When in the final scene Titus kills Lavinia, he does so after confirming with the Emperor that the story of Virginius gives him a precedent for his act. Roman honor is satisfied. But what is in Lavinia’s mind as her father commands “Die, die, Lavinia, and thy shame with thee, / And with thy shame thy father’s sorrow die” (5.3.46–47)? It is easy to assume that Titus is releasing Lavinia from a life that has become intolerable, and that death is what she wants. Some productions stage the scene as a ritual in which Lavinia not only consents but gives the signal for her death. Yet in Titus’s act we feel the weight of the patriarchal society he has always served, in which Lavinia earlier seemed to be a pawn. He is preoccupied not with her grief but with her shame; the grief that matters is his own. The last we hear of Lavinia is Lucius’s command to bury his father and sister in the family tomb. She is released from an intolerable life, but she is also absorbed into the patriarchal world that was implicated in her suffering.

Titus’s revenge, like the rape it avenges, also sends us circling back into Act 1 for a realization that it is not the play’s first revenge action. When Tamora pleads for Alarbus, she appeals to her captors as “Roman brethren” and asks Titus to see himself mirrored in her: “And if thy sons were ever dear to thee, / O think my son to be as dear to me” (1.1.104, 107–8). Titus rejects her plea, never acknowledging its force. In Act 2, when Lavinia appeals to Tamora, as one woman to another, to prevent Chiron and Demetrius from raping her, Tamora ignores this appeal to fellow feeling as Titus ignored hers. Tamora has a son to avenge, as Titus will have a daughter. Tamora meets cruelty with cruelty, and Titus will do the same. Disguised as Revenge, Tamora comes to visit Titus, playing on what she thinks is his madness. When Titus welcomes her with a one-armed embrace, the moment has a double significance: Titus is embracing Revenge but he is also embracing Tamora—and the act conveys, more than Titus realizes, how much he and his victim have in common.

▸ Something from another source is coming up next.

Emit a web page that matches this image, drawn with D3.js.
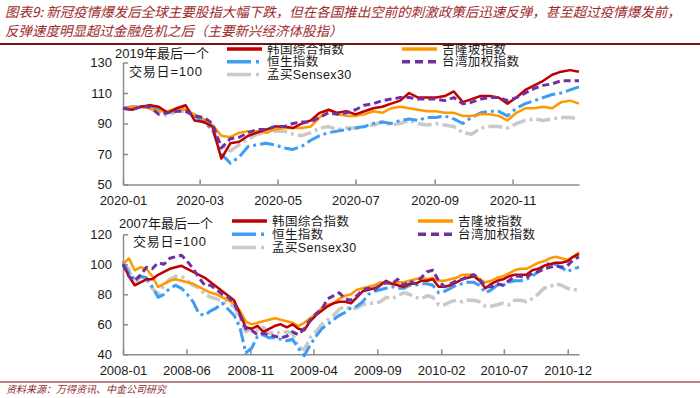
<!DOCTYPE html>
<html lang="zh">
<head>
<meta charset="utf-8">
<title>新冠疫情与金融危机后主要新兴经济体股指</title>
<script src="https://d3js.org/d3.v7.min.js"></script>
<style>
  body { margin: 0; background: #fff; }
  svg { display: block; font-family: "Liberation Sans", "Noto Sans CJK SC", sans-serif; }
</style>
</head>
<body>
<script>
const W = 700, H = 398;
const plotLeft = 123, plotRight = 579;

const titleLines = [
  "图表9: 新冠疫情爆发后全球主要股指大幅下跌，但在各国推出空前的刺激政策后迅速反弹，甚至超过疫情爆发前，",
  "反弹速度明显超过金融危机之后（主要新兴经济体股指）"
];
const sourceText = "资料来源：万得资讯、中金公司研究";

// ---- 2020, weekly from 2020-01-01, last trading day of 2019 = 100
const start2020 = new Date(2020, 0, 1);
const kospi2020 = [100, 99, 101, 102, 101, 97, 100, 102, 92, 91, 88, 67, 77, 78, 82, 84, 86, 88, 88, 87,
  90, 92, 97, 99, 97, 98, 96, 98, 100, 101, 103, 105, 110, 107, 107, 107, 108, 111, 104, 106,
  108, 108, 107, 103, 107, 112, 115, 118, 122, 124, 125, 124];
const klci2020 = [100, 101, 101, 100, 98, 98, 100, 99, 96, 93, 89, 82, 81, 84, 85, 85, 84, 86, 87, 87,
  87, 88, 94, 99, 96, 95, 95, 96, 98, 97, 100, 101, 100, 99, 98, 98, 97, 97, 95, 95,
  96, 96, 95, 92, 97, 100, 100, 101, 100, 104, 105, 103];
const hsi2020 = [100, 101, 101, 102, 99, 97, 99, 100, 95, 91, 86, 70, 64, 68, 75, 76, 77, 76, 74, 73,
  75, 79, 82, 84, 85, 86, 87, 88, 90, 91, 90, 92, 93, 92, 94, 94, 95, 93, 90, 94,
  97, 98, 98, 95, 100, 103, 105, 107, 109, 110, 112, 114];
const taiex2020 = [100, 99, 101, 101, 96, 97, 98, 98, 95, 94, 90, 74, 80, 81, 84, 86, 86, 88, 88, 90,
  91, 91, 94, 97, 96, 97, 99, 102, 103, 105, 106, 107, 107, 106, 106, 106, 105, 107, 103, 104,
  106, 107, 107, 105, 107, 110, 113, 115, 116, 118, 118, 118];
const sensex2020 = [100, 100, 101, 100, 97, 95, 98, 98, 95, 92, 86, 76, 72, 76, 80, 83, 84, 85, 85, 83,
  82, 84, 87, 88, 86, 87, 87, 88, 89, 91, 89, 90, 92, 90, 89, 90, 89, 88, 84, 83,
  87, 88, 88, 87, 90, 92, 93, 92, 93, 94, 94, 93];

// ---- 2008-2010, every two weeks from 2008-01-01, last trading day of 2007 = 100
const start2008 = new Date(2008, 0, 1);
const kospi2008 = [100, 92, 86, 88, 90, 90, 93, 95, 97, 98, 99, 97, 95, 93, 91, 88, 85, 82, 79, 76,
  67, 58, 57, 59, 55, 57, 59, 60, 58, 60, 57, 56, 62, 66, 69, 72, 74, 75, 75, 74,
  78, 82, 83, 84, 86, 89, 87, 86, 85, 87, 87, 89, 89, 90, 85, 85, 86, 88, 90, 91,
  92, 89, 84, 87, 89, 90, 92, 93, 93, 93, 96, 97, 99, 100, 101, 101, 102, 105, 107];
const klci2008 = [100, 104, 96, 98, 97, 92, 85, 87, 89, 90, 89, 88, 87, 85, 83, 81, 80, 78, 76, 74,
  69, 62, 60, 61, 62, 63, 64, 63, 62, 61, 59, 61, 64, 67, 71, 73, 74, 77, 79, 80,
  83, 84, 85, 86, 88, 87, 87, 88, 88, 89, 90, 91, 90, 91, 89, 89, 90, 91, 93, 93,
  93, 90, 88, 89, 91, 92, 94, 96, 97, 97, 99, 101, 102, 104, 105, 104, 103, 105, 108];
const hsi2008 = [102, 94, 90, 92, 91, 85, 78, 80, 84, 86, 84, 80, 75, 67, 66, 69, 71, 74, 70, 66,
  58, 41, 44, 52, 53, 51, 51, 50, 49, 50, 44, 39, 46, 52, 57, 60, 63, 66, 68, 71,
  72, 75, 80, 82, 83, 84, 85, 84, 84, 86, 86, 87, 87, 86, 81, 82, 84, 86, 87, 88,
  88, 86, 81, 83, 86, 86, 88, 89, 89, 90, 92, 95, 99, 101, 100, 98, 95, 97, 98];
const taiex2008 = [100, 92, 89, 93, 98, 97, 101, 100, 104, 105, 106, 102, 97, 91, 86, 86, 83, 80, 78, 74,
  66, 57, 56, 53, 54, 53, 52, 51, 52, 55, 53, 57, 63, 67, 70, 77, 79, 81, 77, 76,
  79, 83, 84, 83, 86, 88, 87, 90, 86, 89, 87, 91, 95, 96, 89, 85, 87, 89, 90, 92,
  93, 90, 85, 85, 87, 86, 89, 92, 92, 91, 94, 95, 97, 98, 99, 98, 99, 103, 105];
const sensex2008 = [100, 97, 86, 92, 90, 84, 80, 86, 90, 92, 92, 89, 86, 84, 80, 78, 77, 75, 74, 72,
  64, 55, 57, 56, 58, 54, 55, 54, 55, 54, 45, 43, 51, 55, 60, 63, 66, 70, 72, 70,
  71, 73, 74, 74, 75, 78, 77, 79, 81, 80, 78, 77, 79, 78, 73, 73, 75, 76, 75, 76,
  76, 75, 72, 72, 73, 74, 73, 76, 76, 75, 77, 80, 84, 85, 87, 86, 84, 83, 83];

const yTicks2020 = [50, 70, 90, 110, 130];
const yTicks2008 = [40, 60, 80, 100, 120];
const xTicks2020 = ["2020-01", "2020-03", "2020-05", "2020-07", "2020-09", "2020-11"];
const xTicks2008 = ["2008-01", "2008-06", "2008-11", "2009-04", "2009-09", "2010-02", "2010-07", "2010-12"];

// styles
const styles = {
  kospi:  { name: "韩国综合指数", color: "#C00000", dash: null, width: 2.5 },
  klci:   { name: "吉隆坡指数", color: "#FF9900", dash: null, width: 2.5 },
  hsi:    { name: "恒生指数", color: "#3D9DF2", dash: "14,4,3,4", legendDash: "24,5,3,5", width: 3 },
  taiex:  { name: "台湾加权指数", color: "#7030A0", dash: "7,4", legendDash: "8,5", width: 3 },
  sensex: { name: "孟买Sensex30", color: "#C9C9C9", dash: "14,4,3,4", legendDash: "24,5,3,5", width: 3.5 }
};
const drawOrder = ["sensex", "hsi", "klci", "kospi", "taiex"];
const parseMonth = d3.timeParse("%Y-%m");

const svg = d3.select("body").append("svg")
  .attr("width", W)
  .attr("height", H);
svg.append("rect").attr("width", W).attr("height", H).attr("fill", "#fff");

// title
const titleG = svg.append("g")
  .attr("fill", "#9E2A2B")
  .attr("font-family", '"Noto Sans CJK SC", sans-serif')
  .attr("font-size", 13.5)
  .attr("font-style", "italic");
titleG.append("text").attr("x", 5).attr("y", 17).text(titleLines[0]);
titleG.append("text").attr("x", 5).attr("y", 36).text(titleLines[1]);
svg.append("line")
  .attr("x1", 0).attr("x2", W).attr("y1", 44).attr("y2", 44)
  .attr("stroke", "#7B1416").attr("stroke-width", 2);

function drawPanel(p) {
  const dates = p.series.kospi.map((d, i) => d3.timeDay.offset(p.start, p.step * i));
  const x = d3.scaleTime().domain(p.xDomain).range([plotLeft, plotRight]);
  const y = d3.scaleLinear().domain([p.yTicks[0], p.yTicks[p.yTicks.length - 1]]).range([p.bottom, p.top]);
  const g = svg.append("g");

  const xAxis = g.append("g")
    .attr("transform", "translate(0," + p.bottom + ")")
    .call(d3.axisBottom(x)
      .tickValues(p.xTicks.map(parseMonth))
      .tickFormat(d3.timeFormat("%Y-%m"))
      .tickSize(-5).tickSizeOuter(0).tickPadding(11.5));
  const yAxis = g.append("g")
    .attr("transform", "translate(" + plotLeft + ",0)")
    .call(d3.axisLeft(y)
      .tickValues(p.yTicks)
      .tickSize(-5).tickSizeOuter(0).tickPadding(11));
  [xAxis, yAxis].forEach(a => {
    a.selectAll("path, line").attr("stroke", "#8c8c8c").attr("stroke-width", 1.5);
    a.selectAll("text").attr("font-size", 13).attr("fill", "#1a1a1a")
      .attr("font-family", '"Liberation Sans", Arial, sans-serif');
  });

  const line = d3.line()
    .x((d, i) => x(dates[i]))
    .y(d => y(d))
    .curve(d3.curveLinear);

  drawOrder.forEach(key => {
    const s = styles[key];
    g.append("path")
      .datum(p.series[key])
      .attr("d", line)
      .attr("fill", "none")
      .attr("stroke", s.color)
      .attr("stroke-width", s.width)
      .attr("stroke-linejoin", "round")
      .attr("stroke-dasharray", s.dash);
  });

  // base note
  const note = g.append("g").attr("font-size", 13).attr("fill", "#1a1a1a");
  note.append("text").attr("x", p.noteX).attr("y", p.noteY).text(p.note);
  note.append("text").attr("x", p.noteX + 14).attr("y", p.noteY + 18)
    .attr("letter-spacing", 0.8).text("交易日=100");

  // legend
  const legend = g.append("g").attr("font-size", 12.5).attr("fill", "#1a1a1a");
  p.legend.forEach(item => {
    const s = styles[item.key];
    const lx = p.legendCols[item.col];
    const ly = p.legendTop + item.row * p.legendStep;
    legend.append("line")
      .attr("x1", lx).attr("x2", lx + 35).attr("y1", ly).attr("y2", ly)
      .attr("stroke", s.color).attr("stroke-width", 3.5)
      .attr("stroke-dasharray", s.legendDash || null);
    legend.append("text")
      .attr("x", lx + 40).attr("y", ly + 4.5)
      .attr("letter-spacing", 0.4)
      .text(s.name);
  });
}

const legendItems = [
  { key: "kospi", col: 0, row: 0 },
  { key: "klci", col: 1, row: 0 },
  { key: "hsi", col: 0, row: 1 },
  { key: "taiex", col: 1, row: 1 },
  { key: "sensex", col: 0, row: 2 }
];

drawPanel({
  start: start2020, step: 7,
  xDomain: [new Date(2020, 0, 1), new Date(2020, 11, 23)],
  xTicks: xTicks2020, yTicks: yTicks2020,
  top: 62.5, bottom: 184.5,
  series: { kospi: kospi2020, klci: klci2020, hsi: hsi2020, taiex: taiex2020, sensex: sensex2020 },
  note: "2019年最后一个", noteX: 115, noteY: 58,
  legend: legendItems, legendCols: [227, 402], legendTop: 49, legendStep: 12.7
});

drawPanel({
  start: start2008, step: 14,
  xDomain: [new Date(2008, 0, 1), new Date(2010, 11, 28)],
  xTicks: xTicks2008, yTicks: yTicks2008,
  top: 234.3, bottom: 354.3,
  series: { kospi: kospi2008, klci: klci2008, hsi: hsi2008, taiex: taiex2008, sensex: sensex2008 },
  note: "2007年最后一个", noteX: 119, noteY: 228,
  legend: legendItems, legendCols: [232, 418], legendTop: 221, legendStep: 13.3
});

// source
svg.append("line")
  .attr("x1", 0).attr("x2", W).attr("y1", 382).attr("y2", 382)
  .attr("stroke", "#A0575A").attr("stroke-width", 1.5);
svg.append("text")
  .attr("x", 6).attr("y", 393)
  .attr("font-size", 10).attr("font-style", "italic")
  .attr("font-family", '"Noto Sans CJK SC", sans-serif')
  .attr("fill", "#8B2A2A")
  .text(sourceText);
</script>
</body>
</html>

Titus has spent ten years fighting the Goths, policing the border of Rome. But in the course of the play, that border becomes remarkably porous; and the distinction between the city and its enemies, between Us and Them, collapses. Titus brings Tamora and her sons to Rome as captives; by the end of Act 1 Tamora is married to Saturninus, installed as Empress of Rome. The enemy is in the citadel. When his son Lucius is sent into exile, Titus makes one of his snap decisions: “Hie to the Goths and raise an army there” (3.1.291). In the last scene Lucius is proclaimed Rome’s emperor, charged with restoring Rome and healing its wounds. Yet he has entered at the head of an army of Goths. Restoration is also enemy invasion: again the border has collapsed.

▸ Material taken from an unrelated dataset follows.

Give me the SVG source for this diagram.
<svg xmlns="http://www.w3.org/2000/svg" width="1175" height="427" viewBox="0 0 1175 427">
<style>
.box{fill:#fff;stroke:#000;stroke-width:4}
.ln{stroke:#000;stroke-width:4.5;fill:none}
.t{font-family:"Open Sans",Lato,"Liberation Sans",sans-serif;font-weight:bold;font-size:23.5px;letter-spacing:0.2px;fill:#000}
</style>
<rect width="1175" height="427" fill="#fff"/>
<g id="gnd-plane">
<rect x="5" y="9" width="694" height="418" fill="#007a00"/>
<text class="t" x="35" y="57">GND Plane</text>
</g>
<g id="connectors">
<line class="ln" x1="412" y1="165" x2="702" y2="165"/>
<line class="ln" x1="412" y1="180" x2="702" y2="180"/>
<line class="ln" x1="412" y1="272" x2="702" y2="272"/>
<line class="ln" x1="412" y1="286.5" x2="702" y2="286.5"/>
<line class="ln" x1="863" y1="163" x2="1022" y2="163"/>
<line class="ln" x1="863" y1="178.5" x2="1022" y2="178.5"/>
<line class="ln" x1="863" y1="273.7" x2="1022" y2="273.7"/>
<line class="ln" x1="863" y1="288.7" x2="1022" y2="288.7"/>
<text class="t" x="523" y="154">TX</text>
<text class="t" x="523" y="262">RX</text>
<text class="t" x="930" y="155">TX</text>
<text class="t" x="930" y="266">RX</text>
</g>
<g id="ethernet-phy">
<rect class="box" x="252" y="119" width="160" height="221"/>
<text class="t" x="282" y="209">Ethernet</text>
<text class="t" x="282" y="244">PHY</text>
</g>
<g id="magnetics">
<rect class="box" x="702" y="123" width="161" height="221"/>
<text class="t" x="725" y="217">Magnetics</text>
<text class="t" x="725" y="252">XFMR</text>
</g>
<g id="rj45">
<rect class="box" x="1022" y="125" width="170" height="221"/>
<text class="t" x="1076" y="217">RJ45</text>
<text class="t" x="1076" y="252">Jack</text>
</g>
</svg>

The character who mounts the most telling challenge to any sense of otherness is Aaron the Moor. He appears at first to be the play’s ultimate Other: a Moor in the service of the Goths (and how did that happen?), he is doubly foreign in Rome. His blackness sets him apart visually, and his cruel wit gives him detachment of another kind. Telling Lucius of the attack on Lavinia, he describes it as a trip to the barber: “Why, she was washed, and cut, and trimmed; and ’twas / Trim sport for them which had the doing of it” (5.1.96–98). It was Aaron who fooled Titus into cutting off his hand, and helped him do it. He describes the aftermath from his own perspective:

I pried me through the crevice of a wall

When, for his hand, he had his two sons’ heads,

Beheld his tears, and laughed so heartily

That both mine eyes were rainy like to his.

(5.1.116–19)

The extravagance of the play’s action takes it to the edge of grotesque comedy. For Aaron, peering through the wall that signifies his detachment, it is a comedy.

Aaron seems not to have noticed that in this scene Titus laughs too, the laugh that clears away his grief and turns him to revenge. However, when Titus sends seemingly mad messages to the court, Aaron is the only one who notices Titus’s wit, and he applauds it. The play itself moves into Aaron’s territory in 3.2, a scene that appears for the first time in the Folio and may have been added by Shakespeare as an afterthought. Marcus casually kills a fly. After Titus rebukes him, invoking the grief of the fly’s parents, Marcus appeases his brother by saying “It was a black, ill-favored fly, / Like to the Empress’ Moor. Therefore I killed him” (67–68). Titus then grabs a knife and stabs away at the tiny body. Two of the play’s key ideas, grief and revenge, spin into absurdity, and the sense of humor at work is not unlike Aaron’s own. Proudly listing his crimes, Aaron declares “I have done a thousand dreadful things / As willingly as one would kill a fly” (5.1.143–44). If the fly-killing scene is indeed a later addition, it may have its origin in that line.

When Tamora gives birth to a black baby, the result of her affair with Aaron, Chiron and Demetrius are shocked and disgusted. Aaron’s response is telling: “He is your brother, lords” (4.2.126). The line resonates beyond its immediate effect in the scene. It is not so much a plea for common humanity as a challenge to recognize in the self the evil that is too easily projected onto the Other. It brings into focus other such connections: the common ground between Tamora and Titus, the eerie similarity between Lavinia’s marriage and her rape, the echoing of Aaron’s laughter and Titus’s on either side of the wall. Announcing the punishment of Aaron and Tamora at the end of the play, Lucius uses the same phrase, “ravenous tiger,” to denounce them both (5.3.5, 197). They are foreign, other, not human. But earlier in the play Titus himself, when the outrages against his family are only just beginning, declares “Rome is but a wilderness of tigers” (3.1.55). The atrocity committed against Lavinia happened outside society, in the wilderness; but the more we reflect on it, the more we find the distinction between Rome and the wilderness dissolving.